Edwin Godkin, founder of The Nation and one of the most influential journalists of his era, was both more sanguine concerning contemporary business practices and somewhat more hopeful of their improvement than Adams. Godkin viewed the keen individualism and materialism of early industrial America as the inevitable result of its youthfulness, but he had little good to say of businessmen, frequently considering them cultural illiterates whose hands could often be found in the public's pockets. At the same time he found in the "principle of competition" the basic natural law "by which Providence secures the progress of the human race." During the later period of his life, however, Godkin became embittered by such events as the silver movement, the Spanish-American War, and the idle and wanton rich. Democracy, he concluded, was a failure, and virtually all moral standards were debased.

Andrew Carnegie was both an industrialist and a frequent commentator on public and business affairs.

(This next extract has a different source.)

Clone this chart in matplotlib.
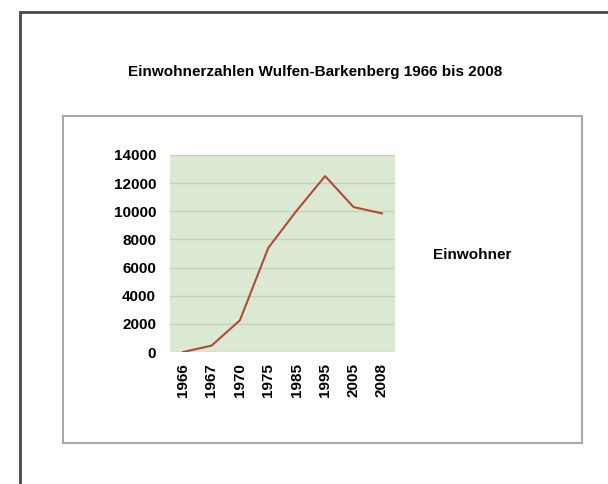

It is in the latter capacity that Carnegie is of interest to Professor Kirkland, and it is of course Carnegie who finds in business the appropriate challenge to intelligent and idealistic youth. But in the end Carnegie joined Adams and Godkin at least partially finding the quest for money both ignoble and sordid, and accepted what he believed to be the millionaire's obligation of dispensing his money for the good of the people.

Professor Kirkland's preview achieves the distinction of being both entertaining and informative, and one looks forward to the completion of his study.